In Stich’s second thriller featuring the Afterlife Society (The Assassination Race, 2013, etc.), members race to stop an apparently possessed man from revealing details of the secret society, only to find something far more sinister at work.
Edward Bloodgood, the new and inexperienced king of a society that promotes street racing to maintain interplanetary peace, has a problem: He fired some great racers because they were hardened criminals, and now the extraterrestrial investors are bored. He tracks down the racers and learns that one, Vinny, is institutionalized, levitating objects and exhibiting the effects of a demonic possession. Meanwhile, Nikolas, leader of the Knights, a motorcycle gang, assists the society in locating Vinny and is also enlisted to protect his pal Fernando, a congressman who’s scared for his life and experiencing strange convulsions. Edward and racer Deidra soon realize there are strange goings-on, and it may have to do with Fernando. Stich, as in her previous book, injects a good deal of humor. But this time, Edward’s denseness is more endearing and more comical, for instance, his mangling Deidra’s metaphor on the difficulty of finding new racers: They’re “as easy to replace as a catalytic converter without the right ramp thing and something about bolts.” Fully drawn characters and ample dramatic interaction add to the pleasure, as do aliens and, as the title playfully teases, a wolf. Characters are often entrenched in melodrama, such as Deidra’s former lover, Nikolas, whose presence forces Edward to reassess his relationship with her. Likewise, Deidra is torn between the two men. The author knows how to turn details into images—a priest riding a Harley is particularly memorable.
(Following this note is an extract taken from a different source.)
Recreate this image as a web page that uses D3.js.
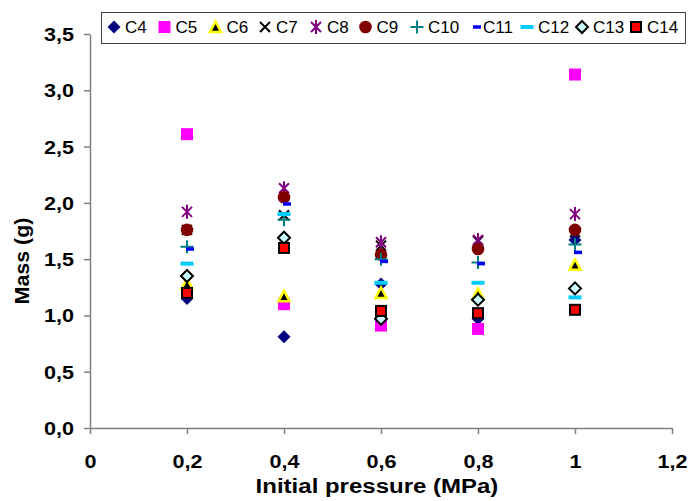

Farce regularly acts as a counterpoint to many of the more serious moments; Edward’s powerful status among the others is sometimes in question as he fumbles orders, but Deidra, when recruiting help, bolsters the man’s authority with a hysterical warning that an angry Edward is prone to using a corkscrew as a weapon.
A character-driven story with traces of comedy, as in Stich’s first novel, but more polished and self-assured.